Pictures excluded, return the lines below from the first through the line holding "arrowHead(ctx, a.right, a.bottom, 'right');".

((

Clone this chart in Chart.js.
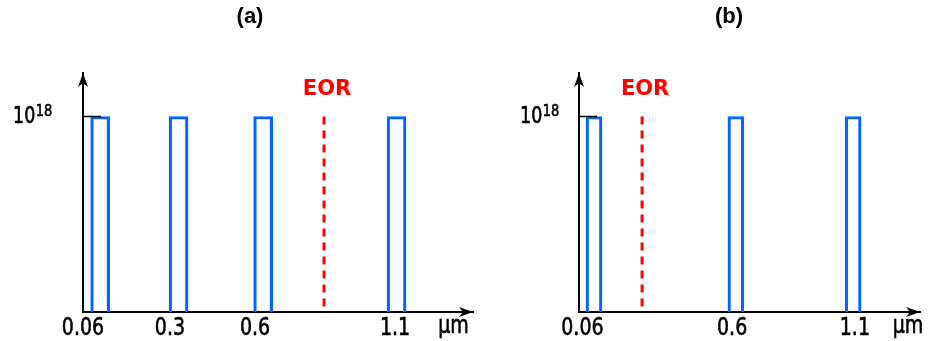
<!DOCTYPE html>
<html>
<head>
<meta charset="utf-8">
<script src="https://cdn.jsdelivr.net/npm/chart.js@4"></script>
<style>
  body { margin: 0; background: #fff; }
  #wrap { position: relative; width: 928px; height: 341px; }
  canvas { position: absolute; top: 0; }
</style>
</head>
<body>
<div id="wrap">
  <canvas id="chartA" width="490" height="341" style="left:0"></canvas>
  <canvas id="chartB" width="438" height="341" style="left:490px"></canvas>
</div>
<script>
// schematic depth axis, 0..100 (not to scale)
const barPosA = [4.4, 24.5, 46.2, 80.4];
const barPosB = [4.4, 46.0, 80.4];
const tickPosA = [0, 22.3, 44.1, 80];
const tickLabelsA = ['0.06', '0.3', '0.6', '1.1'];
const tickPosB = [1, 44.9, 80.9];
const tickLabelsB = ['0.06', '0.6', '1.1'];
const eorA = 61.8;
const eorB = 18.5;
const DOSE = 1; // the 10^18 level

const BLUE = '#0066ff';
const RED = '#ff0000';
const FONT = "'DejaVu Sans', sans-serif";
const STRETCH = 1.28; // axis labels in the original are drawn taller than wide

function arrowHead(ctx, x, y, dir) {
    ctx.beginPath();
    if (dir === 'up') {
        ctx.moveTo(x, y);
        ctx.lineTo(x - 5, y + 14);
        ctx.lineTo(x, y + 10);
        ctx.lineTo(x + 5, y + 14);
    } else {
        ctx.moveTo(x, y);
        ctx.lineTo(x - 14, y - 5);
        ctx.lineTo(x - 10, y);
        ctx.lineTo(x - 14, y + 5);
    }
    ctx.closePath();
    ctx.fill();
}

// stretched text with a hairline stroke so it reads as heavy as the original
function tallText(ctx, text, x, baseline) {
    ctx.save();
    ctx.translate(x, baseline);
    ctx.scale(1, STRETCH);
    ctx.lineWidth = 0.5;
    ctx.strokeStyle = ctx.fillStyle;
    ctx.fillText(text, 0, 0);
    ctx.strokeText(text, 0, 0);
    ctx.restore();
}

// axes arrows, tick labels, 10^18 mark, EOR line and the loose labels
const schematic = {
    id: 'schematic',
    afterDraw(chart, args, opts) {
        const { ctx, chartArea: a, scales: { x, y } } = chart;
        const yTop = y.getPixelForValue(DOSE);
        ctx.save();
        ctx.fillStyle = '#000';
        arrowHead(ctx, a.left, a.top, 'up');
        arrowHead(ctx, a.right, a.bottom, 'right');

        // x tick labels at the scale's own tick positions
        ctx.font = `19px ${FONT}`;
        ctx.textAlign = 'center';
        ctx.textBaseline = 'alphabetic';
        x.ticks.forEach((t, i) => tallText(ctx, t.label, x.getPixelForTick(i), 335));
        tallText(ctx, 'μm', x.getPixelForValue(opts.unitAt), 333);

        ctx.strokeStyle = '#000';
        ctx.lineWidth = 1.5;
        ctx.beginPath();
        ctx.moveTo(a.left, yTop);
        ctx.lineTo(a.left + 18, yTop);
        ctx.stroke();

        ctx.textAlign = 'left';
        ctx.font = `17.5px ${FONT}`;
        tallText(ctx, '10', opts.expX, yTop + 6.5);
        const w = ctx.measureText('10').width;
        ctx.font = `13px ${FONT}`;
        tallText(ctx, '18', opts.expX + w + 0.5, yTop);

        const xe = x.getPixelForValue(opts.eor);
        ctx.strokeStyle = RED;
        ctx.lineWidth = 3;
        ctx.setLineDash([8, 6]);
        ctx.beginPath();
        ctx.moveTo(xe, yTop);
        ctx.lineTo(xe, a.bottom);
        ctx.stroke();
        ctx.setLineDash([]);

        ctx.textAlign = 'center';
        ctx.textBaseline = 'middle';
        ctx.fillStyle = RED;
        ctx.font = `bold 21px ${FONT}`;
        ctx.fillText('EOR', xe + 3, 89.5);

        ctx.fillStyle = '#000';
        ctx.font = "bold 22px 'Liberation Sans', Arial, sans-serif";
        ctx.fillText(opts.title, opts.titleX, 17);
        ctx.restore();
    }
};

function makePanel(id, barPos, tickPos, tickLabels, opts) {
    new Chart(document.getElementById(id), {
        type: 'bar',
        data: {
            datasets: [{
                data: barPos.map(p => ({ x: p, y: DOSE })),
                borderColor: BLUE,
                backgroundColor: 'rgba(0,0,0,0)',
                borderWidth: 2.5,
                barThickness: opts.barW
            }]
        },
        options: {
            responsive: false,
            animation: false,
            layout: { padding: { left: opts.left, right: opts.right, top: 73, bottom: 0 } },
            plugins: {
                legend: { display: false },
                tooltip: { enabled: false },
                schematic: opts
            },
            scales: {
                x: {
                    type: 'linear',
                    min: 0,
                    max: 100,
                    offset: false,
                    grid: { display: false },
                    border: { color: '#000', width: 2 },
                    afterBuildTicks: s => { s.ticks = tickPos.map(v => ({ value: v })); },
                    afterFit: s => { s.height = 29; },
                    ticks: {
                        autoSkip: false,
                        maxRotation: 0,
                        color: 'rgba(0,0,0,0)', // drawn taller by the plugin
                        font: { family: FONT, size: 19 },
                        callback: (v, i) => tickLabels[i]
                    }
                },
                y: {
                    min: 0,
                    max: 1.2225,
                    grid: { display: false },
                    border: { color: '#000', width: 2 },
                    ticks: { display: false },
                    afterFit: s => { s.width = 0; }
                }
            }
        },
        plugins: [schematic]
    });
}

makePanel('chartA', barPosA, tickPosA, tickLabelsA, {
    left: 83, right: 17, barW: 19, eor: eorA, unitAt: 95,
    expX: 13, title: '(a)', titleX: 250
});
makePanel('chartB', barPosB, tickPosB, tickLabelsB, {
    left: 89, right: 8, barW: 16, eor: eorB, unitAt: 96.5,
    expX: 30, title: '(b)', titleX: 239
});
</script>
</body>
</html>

))

§ **RESULT**:
Clone this chart in Chart.js.
<!DOCTYPE html>
<html>
<head>
<meta charset="utf-8">
<script src="https://cdn.jsdelivr.net/npm/chart.js@4"></script>
<style>
  body { margin: 0; background: #fff; }
  #wrap { position: relative; width: 928px; height: 341px; }
  canvas { position: absolute; top: 0; }
</style>
</head>
<body>
<div id="wrap">
  <canvas id="chartA" width="490" height="341" style="left:0"></canvas>
  <canvas id="chartB" width="438" height="341" style="left:490px"></canvas>
</div>
<script>
// schematic depth axis, 0..100 (not to scale)
const barPosA = [4.4, 24.5, 46.2, 80.4];
const barPosB = [4.4, 46.0, 80.4];
const tickPosA = [0, 22.3, 44.1, 80];
const tickLabelsA = ['0.06', '0.3', '0.6', '1.1'];
const tickPosB = [1, 44.9, 80.9];
const tickLabelsB = ['0.06', '0.6', '1.1'];
const eorA = 61.8;
const eorB = 18.5;
const DOSE = 1; // the 10^18 level

const BLUE = '#0066ff';
const RED = '#ff0000';
const FONT = "'DejaVu Sans', sans-serif";
const STRETCH = 1.28; // axis labels in the original are drawn taller than wide

function arrowHead(ctx, x, y, dir) {
    ctx.beginPath();
    if (dir === 'up') {
        ctx.moveTo(x, y);
        ctx.lineTo(x - 5, y + 14);
        ctx.lineTo(x, y + 10);
        ctx.lineTo(x + 5, y + 14);
    } else {
        ctx.moveTo(x, y);
        ctx.lineTo(x - 14, y - 5);
        ctx.lineTo(x - 10, y);
        ctx.lineTo(x - 14, y + 5);
    }
    ctx.closePath();
    ctx.fill();
}

// stretched text with a hairline stroke so it reads as heavy as the original
function tallText(ctx, text, x, baseline) {
    ctx.save();
    ctx.translate(x, baseline);
    ctx.scale(1, STRETCH);
    ctx.lineWidth = 0.5;
    ctx.strokeStyle = ctx.fillStyle;
    ctx.fillText(text, 0, 0);
    ctx.strokeText(text, 0, 0);
    ctx.restore();
}

// axes arrows, tick labels, 10^18 mark, EOR line and the loose labels
const schematic = {
    id: 'schematic',
    afterDraw(chart, args, opts) {
        const { ctx, chartArea: a, scales: { x, y } } = chart;
        const yTop = y.getPixelForValue(DOSE);
        ctx.save();
        ctx.fillStyle = '#000';
        arrowHead(ctx, a.left, a.top, 'up');
        arrowHead(ctx, a.right, a.bottom, 'right');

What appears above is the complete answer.